-- Required task --
State how many lines of the entries hold the string "this". Reply with the number alone.

-- Extracted material --
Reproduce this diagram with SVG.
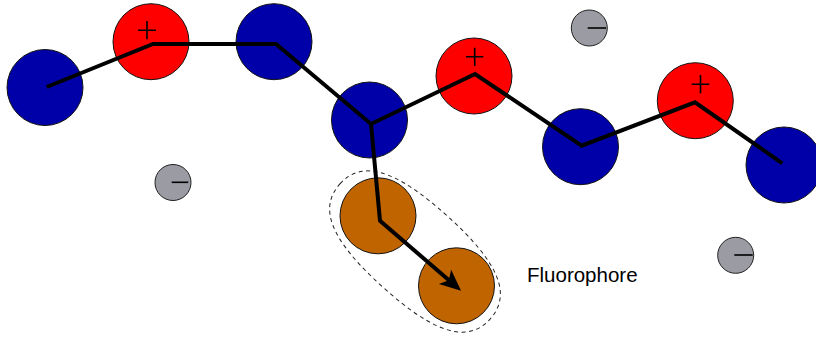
<svg xmlns="http://www.w3.org/2000/svg" width="816" height="337" viewBox="0 0 816 337">
<style>
.blue{fill:#0000a8;stroke:#111;stroke-width:1}
.red{fill:#ff0000;stroke:#111;stroke-width:1}
.orange{fill:#c06400;stroke:#111;stroke-width:1}
.ion{fill:#9b9ba3;stroke:#222;stroke-width:1}
.sign{stroke:#000;stroke-width:1.6;fill:none}
.bond{fill:none;stroke:#000;stroke-width:4;stroke-linejoin:miter}
.label{font-family:"Liberation Sans",Arial,sans-serif;font-size:20.5px;fill:#000}
</style>
<defs>
<marker id="head" markerUnits="userSpaceOnUse" markerWidth="30" markerHeight="30" viewBox="-2 -10 24 20" refX="6" refY="0" orient="auto" overflow="visible">
<path d="M0,-7.5 L17,0 L0,7.5 L4,0 Z" fill="#000"/>
</marker>
</defs>
<rect width="816" height="337" fill="#fff"/>
<g id="fluorophore-boundary">
<path d="M-101,0 C-101,-32 -72,-48 0,-48 C72,-48 101,-32 101,0 C101,32 72,48 0,48 C-72,48 -101,32 -101,0 Z" transform="translate(415,251.5) rotate(42)" fill="none" stroke="#222" stroke-width="1" stroke-dasharray="4,3.5"/>
</g>
<g id="blue1"><circle class="blue" cx="45" cy="87.5" r="38"/></g>
<g id="red1"><circle class="red" cx="151" cy="41.7" r="38"/><path class="sign" d="M138,30.2 H156 M147,21 V39.3"/></g>
<g id="blue2"><circle class="blue" cx="274" cy="41.7" r="38"/></g>
<g id="blue3"><circle class="blue" cx="369.5" cy="120" r="38"/></g>
<g id="red2"><circle class="red" cx="474" cy="76" r="38"/><path class="sign" d="M466,56.8 H483.3 M474.7,47.7 V66"/></g>
<g id="blue4"><circle class="blue" cx="580.5" cy="146.7" r="38"/></g>
<g id="red3"><circle class="red" cx="695.3" cy="100.7" r="38"/><path class="sign" d="M691.7,84.2 H709.3 M700.5,75 V93.3"/></g>
<g id="blue5"><circle class="blue" cx="784" cy="165" r="38"/></g>
<g id="orange1"><circle class="orange" cx="378" cy="215.8" r="38"/></g>
<g id="orange2"><circle class="orange" cx="456.5" cy="285.8" r="38"/></g>
<g id="ion1"><circle class="ion" cx="589.3" cy="28" r="18"/><path class="sign" d="M587.7,28 H606"/></g>
<g id="ion2"><circle class="ion" cx="173" cy="182.5" r="18"/><path class="sign" d="M171.7,182.3 H188.3"/></g>
<g id="ion3"><circle class="ion" cx="735.7" cy="255.3" r="18"/><path class="sign" d="M734.3,255 H752.7"/></g>
<g id="connectors">
<polyline class="bond" points="46.7,87 153,44 276,44 371,124 475,74 581.7,145.7 695,102.3 782.3,163.3"/>
<polyline class="bond" points="371,124 380,220.7 450.7,281.8" marker-end="url(#head)"/>
</g>
<g id="label"><text class="label" x="527" y="282">Fluorophore</text></g>
</svg>
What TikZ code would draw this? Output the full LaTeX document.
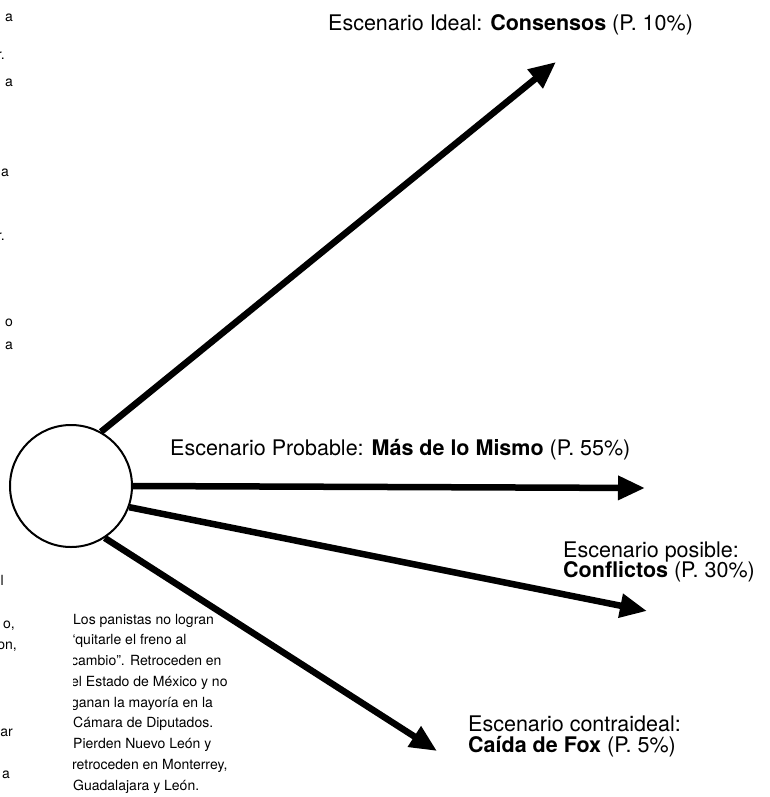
\documentclass[tikz,border=0pt]{standalone}
\usepackage{fontspec}
\setmainfont{TeX Gyre Heros}
\usetikzlibrary{arrows.meta}
\pgfdeclarelayer{bg}
\pgfsetlayers{bg,main}
\begin{document}
\begin{tikzpicture}[x=1pt,y=-1pt,
  lab/.style={font=\fontsize{21.5}{20.5}\selectfont, inner sep=0pt, anchor=base west},
  small/.style={font=\fontsize{14}{20.75}\selectfont, inner sep=0pt, anchor=base west},
  frag/.style={font=\fontsize{14}{20.75}\selectfont, inner sep=0pt, anchor=base east},
  arr/.style={line width=6.5pt, -{Triangle[length=27pt,width=23pt]}}]
\useasboundingbox (0,0) rectangle (770,797);
\clip (0,0) rectangle (770,797);
% centre circle
\node[circle, draw, line width=2pt, fill=white, minimum size=122pt, inner sep=0pt] (c) at (71,486) {};
% arrow tips
\coordinate (t1) at (556,62);
\coordinate (t2) at (645,488);
\coordinate (t3) at (647,611);
\coordinate (t4) at (437,751);
\begin{pgfonlayer}{bg}
\draw[arr] (c.61) -- (t1);
\draw[arr] (c.0) -- (t2);
\draw[arr] (c.-20) -- (t3);
\draw[arr] (c.-57) -- (t4);
\end{pgfonlayer}
% labels
\node[lab] (l1) at (328,31) {Escenario Ideal: \textbf{Consensos} (P. 10\%)};
\node[lab] (l2) at (170,455) {Escenario Probable: \textbf{Más de lo Mismo} (P. 55\%)};
\node[lab] (l3a) at (563,557) {Escenario posible:};
\node[lab] (l3b) at (563,577) {\textbf{Conflictos} (P. 30\%)};
\node[lab] (l4a) at (468,731) {Escenario contraideal:};
\node[lab] (l4b) at (468,752) {\textbf{Caída de Fox} (P. 5\%)};
% clipped left column fragments
\node[frag] (f1) at (13,22) {a};
\node[frag] (f2) at (5,60) {r.};
\node[frag] (f3) at (13,87) {a};
\node[frag] (f4) at (9,176) {a};
\node[frag] (f5) at (5,240) {r.};
\node[frag] (f6) at (13,326) {o};
\node[frag] (f7) at (13,349) {a};
\node[frag] (f8) at (4,585) {l};
\node[frag] (f9) at (15,628) {o,};
\node[frag] (f10) at (17,649) {on,};
\node[frag] (f11) at (13,736) {ar};
\node[frag] (f12) at (10,778) {a};
% bottom text block (clipped at its left edge)
\begin{scope}
\clip (73,595) rectangle (300,797);
\node[small] (b1) at (73,624) {Los panistas no logran};
\node[small] (b2) at (70.5,644.75) {“quitarle el freno al};
\node[small] (b3) at (71,665.5) {cambio”. Retroceden en};
\node[small] (b4) at (71,686.25) {el Estado de México y no};
\node[small] (b5) at (71,707) {ganan la mayoría en la};
\node[small] (b6) at (73,727.75) {Cámara de Diputados.};
\node[small] (b7) at (73,748.5) {Pierden Nuevo León y};
\node[small] (b8) at (72,769.25) {retroceden en Monterrey,};
\node[small] (b9) at (73,790) {Guadalajara y León.};
\end{scope}
\end{tikzpicture}
\end{document}
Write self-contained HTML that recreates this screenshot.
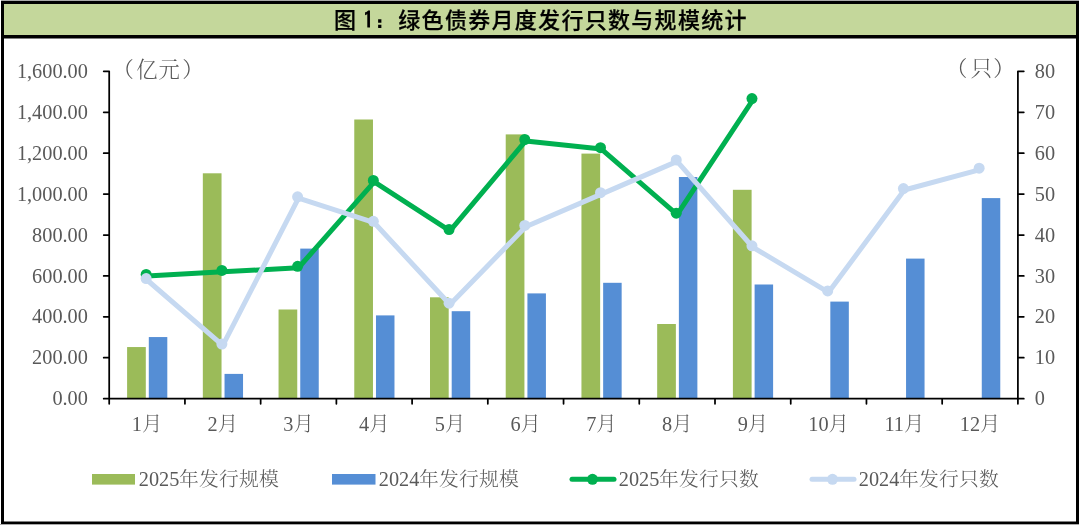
<!DOCTYPE html>
<html><head><meta charset="utf-8"><style>
html,body{margin:0;padding:0;background:#fff;}
body{width:1080px;height:525px;overflow:hidden;}
svg{display:block;will-change:transform;}
</style></head><body>
<svg width="1080" height="525" viewBox="0 0 1080 525">
<rect x="0" y="0" width="1080" height="525" fill="#ffffff"/>
<rect x="1" y="0" width="1078" height="1" fill="#aaaaaa"/>
<rect x="0" y="524" width="1079" height="1" fill="#aaaaaa"/>
<rect x="1" y="1" width="1078" height="523" fill="#000000"/>
<rect x="4" y="4" width="1072" height="517.5" fill="#ffffff"/>
<rect x="4" y="4" width="1072" height="31" fill="#C4D79B"/>
<rect x="4" y="35" width="1072" height="3.5" fill="#000000"/>
<rect x="127.1" y="347.05" width="18.7" height="51.6" fill="#9BBB59"/>
<rect x="202.83" y="173.3" width="18.7" height="225.35" fill="#9BBB59"/>
<rect x="278.55" y="309.5" width="18.7" height="89.15" fill="#9BBB59"/>
<rect x="354.27" y="119.5" width="18.7" height="279.15" fill="#9BBB59"/>
<rect x="430" y="297.3" width="18.7" height="101.35" fill="#9BBB59"/>
<rect x="505.72" y="134.4" width="18.7" height="264.25" fill="#9BBB59"/>
<rect x="581.45" y="153.6" width="18.7" height="245.05" fill="#9BBB59"/>
<rect x="657.17" y="324" width="18.7" height="74.65" fill="#9BBB59"/>
<rect x="732.9" y="189.8" width="18.7" height="208.85" fill="#9BBB59"/>
<rect x="148.8" y="337.05" width="18.5" height="61.6" fill="#558ED5"/>
<rect x="224.53" y="373.9" width="18.5" height="24.75" fill="#558ED5"/>
<rect x="300.25" y="248.6" width="18.5" height="150.05" fill="#558ED5"/>
<rect x="375.98" y="315.4" width="18.5" height="83.25" fill="#558ED5"/>
<rect x="451.7" y="311.2" width="18.5" height="87.45" fill="#558ED5"/>
<rect x="527.42" y="293.4" width="18.5" height="105.25" fill="#558ED5"/>
<rect x="603.15" y="282.8" width="18.5" height="115.85" fill="#558ED5"/>
<rect x="678.88" y="177" width="18.5" height="221.65" fill="#558ED5"/>
<rect x="754.6" y="284.5" width="18.5" height="114.15" fill="#558ED5"/>
<rect x="830.33" y="301.6" width="18.5" height="97.05" fill="#558ED5"/>
<rect x="906.05" y="258.6" width="18.5" height="140.05" fill="#558ED5"/>
<rect x="981.77" y="198.1" width="18.5" height="200.55" fill="#558ED5"/>
<path d="M109.2 71.35V403.85M1017.9 71.35V403.85M103.7 398.65H1023.8M103.7 398.65H109.2M1017.9 398.65H1023.8M103.7 357.74H109.2M1017.9 357.74H1023.8M103.7 316.82H109.2M1017.9 316.82H1023.8M103.7 275.91H109.2M1017.9 275.91H1023.8M103.7 235H109.2M1017.9 235H1023.8M103.7 194.09H109.2M1017.9 194.09H1023.8M103.7 153.18H109.2M1017.9 153.18H1023.8M103.7 112.26H109.2M1017.9 112.26H1023.8M103.7 71.35H109.2M1017.9 71.35H1023.8M109.2 398.65V403.85M184.93 398.65V403.85M260.65 398.65V403.85M336.38 398.65V403.85M412.1 398.65V403.85M487.82 398.65V403.85M563.55 398.65V403.85M639.27 398.65V403.85M715 398.65V403.85M790.73 398.65V403.85M866.45 398.65V403.85M942.17 398.65V403.85M1017.9 398.65V403.85" stroke="#000" stroke-width="1.75" fill="none" stroke-linecap="round" stroke-linejoin="round"/>
<path d="M147.06 275.91 L222.79 271.82 L298.51 267.73 L374.24 181.81 L449.96 230.91 L525.69 140.9 L601.41 149.08 L677.14 214.54 L752.86 99.99" stroke="#00B050" stroke-width="5" fill="none" stroke-linecap="round" stroke-linejoin="round"/>
<circle cx="146.16" cy="274.51" r="5.5" fill="#00B050"/>
<circle cx="221.89" cy="270.42" r="5.5" fill="#00B050"/>
<circle cx="297.61" cy="266.33" r="5.5" fill="#00B050"/>
<circle cx="373.34" cy="180.41" r="5.5" fill="#00B050"/>
<circle cx="449.06" cy="229.51" r="5.5" fill="#00B050"/>
<circle cx="524.79" cy="139.5" r="5.5" fill="#00B050"/>
<circle cx="600.51" cy="147.68" r="5.5" fill="#00B050"/>
<circle cx="676.24" cy="213.14" r="5.5" fill="#00B050"/>
<circle cx="751.96" cy="98.59" r="5.5" fill="#00B050"/>
<path d="M147.06 280 L222.79 345.46 L298.51 198.18 L374.24 222.73 L449.96 304.55 L525.69 226.82 L601.41 194.09 L677.14 161.36 L752.86 247.27 L828.59 292.28 L904.31 190 L980.04 169.54" stroke="#C6D9F1" stroke-width="5" fill="none" stroke-linecap="round" stroke-linejoin="round"/>
<circle cx="146.16" cy="278.6" r="5.5" fill="#C6D9F1"/>
<circle cx="221.89" cy="344.06" r="5.5" fill="#C6D9F1"/>
<circle cx="297.61" cy="196.78" r="5.5" fill="#C6D9F1"/>
<circle cx="373.34" cy="221.33" r="5.5" fill="#C6D9F1"/>
<circle cx="449.06" cy="303.15" r="5.5" fill="#C6D9F1"/>
<circle cx="524.79" cy="225.42" r="5.5" fill="#C6D9F1"/>
<circle cx="600.51" cy="192.69" r="5.5" fill="#C6D9F1"/>
<circle cx="676.24" cy="159.96" r="5.5" fill="#C6D9F1"/>
<circle cx="751.96" cy="245.87" r="5.5" fill="#C6D9F1"/>
<circle cx="827.69" cy="290.88" r="5.5" fill="#C6D9F1"/>
<circle cx="903.41" cy="188.6" r="5.5" fill="#C6D9F1"/>
<circle cx="979.14" cy="168.14" r="5.5" fill="#C6D9F1"/>
<g font-family="'Liberation Serif', 'Noto Serif CJK SC', serif" font-size="20.3" fill="#595959">
<text x="87.9" y="405.25" text-anchor="end">0.00</text>
<text x="87.9" y="364.34" text-anchor="end">200.00</text>
<text x="87.9" y="323.43" text-anchor="end">400.00</text>
<text x="87.9" y="282.51" text-anchor="end">600.00</text>
<text x="87.9" y="241.6" text-anchor="end">800.00</text>
<text x="87.9" y="200.69" text-anchor="end">1,000.00</text>
<text x="87.9" y="159.78" text-anchor="end">1,200.00</text>
<text x="87.9" y="118.86" text-anchor="end">1,400.00</text>
<text x="87.9" y="77.95" text-anchor="end">1,600.00</text>
<text x="1034.8" y="405.25">0</text>
<text x="1034.8" y="364.34">10</text>
<text x="1034.8" y="323.43">20</text>
<text x="1034.8" y="282.51">30</text>
<text x="1034.8" y="241.6">40</text>
<text x="1034.8" y="200.69">50</text>
<text x="1034.8" y="159.78">60</text>
<text x="1034.8" y="118.86">70</text>
<text x="1034.8" y="77.95">80</text>
<text x="147.06" y="430.7" text-anchor="middle">1<tspan font-family="'Noto Serif CJK SC', serif" font-weight="300">月</tspan></text>
<text x="222.79" y="430.7" text-anchor="middle">2<tspan font-family="'Noto Serif CJK SC', serif" font-weight="300">月</tspan></text>
<text x="298.51" y="430.7" text-anchor="middle">3<tspan font-family="'Noto Serif CJK SC', serif" font-weight="300">月</tspan></text>
<text x="374.24" y="430.7" text-anchor="middle">4<tspan font-family="'Noto Serif CJK SC', serif" font-weight="300">月</tspan></text>
<text x="449.96" y="430.7" text-anchor="middle">5<tspan font-family="'Noto Serif CJK SC', serif" font-weight="300">月</tspan></text>
<text x="525.69" y="430.7" text-anchor="middle">6<tspan font-family="'Noto Serif CJK SC', serif" font-weight="300">月</tspan></text>
<text x="601.41" y="430.7" text-anchor="middle">7<tspan font-family="'Noto Serif CJK SC', serif" font-weight="300">月</tspan></text>
<text x="677.14" y="430.7" text-anchor="middle">8<tspan font-family="'Noto Serif CJK SC', serif" font-weight="300">月</tspan></text>
<text x="752.86" y="430.7" text-anchor="middle">9<tspan font-family="'Noto Serif CJK SC', serif" font-weight="300">月</tspan></text>
<text x="828.59" y="430.7" text-anchor="middle">10<tspan font-family="'Noto Serif CJK SC', serif" font-weight="300">月</tspan></text>
<text x="904.31" y="430.7" text-anchor="middle">11<tspan font-family="'Noto Serif CJK SC', serif" font-weight="300">月</tspan></text>
<text x="980.04" y="430.7" text-anchor="middle">12<tspan font-family="'Noto Serif CJK SC', serif" font-weight="300">月</tspan></text>
</g>
<text x="112.5 136.15 158.45 182.2" y="76.6" font-family="'Noto Serif CJK SC', serif" font-size="21.3" fill="#595959" font-weight="300">（亿元）</text>
<text x="946 970.7 993.3" y="76.4" font-family="'Noto Serif CJK SC', serif" font-size="21.3" fill="#595959" font-weight="300">（只）</text>
<rect x="92" y="474" width="43" height="10.6" fill="#9BBB59"/>
<rect x="332" y="474" width="43.5" height="10.6" fill="#558ED5"/>
<path d="M572 479.3H614" stroke="#00B050" stroke-width="5" stroke-linecap="round"/>
<circle cx="592.5" cy="479.3" r="5.5" fill="#00B050"/>
<path d="M812 479.3H854" stroke="#C6D9F1" stroke-width="5" stroke-linecap="round"/>
<circle cx="832.5" cy="479.3" r="5.5" fill="#C6D9F1"/>
<text x="138.8" y="485.7" font-family="'Liberation Serif', 'Noto Serif CJK SC', serif" font-size="20.3" fill="#595959">2025</text>
<text x="179.1 199.1 219.1 239.1 259.1" y="486" font-family="'Noto Serif CJK SC', serif" font-size="19.8" fill="#595959" font-weight="300">年发行规模</text>
<text x="378.8" y="485.7" font-family="'Liberation Serif', 'Noto Serif CJK SC', serif" font-size="20.3" fill="#595959">2024</text>
<text x="419.1 439.1 459.1 479.1 499.1" y="486" font-family="'Noto Serif CJK SC', serif" font-size="19.8" fill="#595959" font-weight="300">年发行规模</text>
<text x="618.8" y="485.7" font-family="'Liberation Serif', 'Noto Serif CJK SC', serif" font-size="20.3" fill="#595959">2025</text>
<text x="659.1 679.1 699.1 719.1 739.1" y="486" font-family="'Noto Serif CJK SC', serif" font-size="19.8" fill="#595959" font-weight="300">年发行只数</text>
<text x="858.8" y="485.7" font-family="'Liberation Serif', 'Noto Serif CJK SC', serif" font-size="20.3" fill="#595959">2024</text>
<text x="899.1 919.1 939.1 959.1 979.1" y="486" font-family="'Noto Serif CJK SC', serif" font-size="19.8" fill="#595959" font-weight="300">年发行只数</text>
<text x="333.9" y="27.9" font-family="'Noto Sans CJK SC', sans-serif" font-size="22" fill="#000" font-weight="500" stroke="#000" stroke-width="0.25">图</text>
<text x="363" y="28.1" font-family="'IPAGothic', sans-serif" font-size="21.5" fill="#000" stroke="#000" stroke-width="0.9">1</text>
<text x="372.15" y="27.8" font-family="'IPAGothic', sans-serif" font-size="15" fill="#000" stroke="#000" stroke-width="1.5">：</text>
<text x="398.3 421.6 444.9 468.2 491.5 514.8 538.1 561.4 584.7 608 631.3 654.6 677.9 701.2 724.5" y="27.9" font-family="'Noto Sans CJK SC', sans-serif" font-size="22" fill="#000" font-weight="500" stroke="#000" stroke-width="0.25">绿色债券月度发行只数与规模统计</text>
</svg>
</body></html>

-- Exercise solution --
3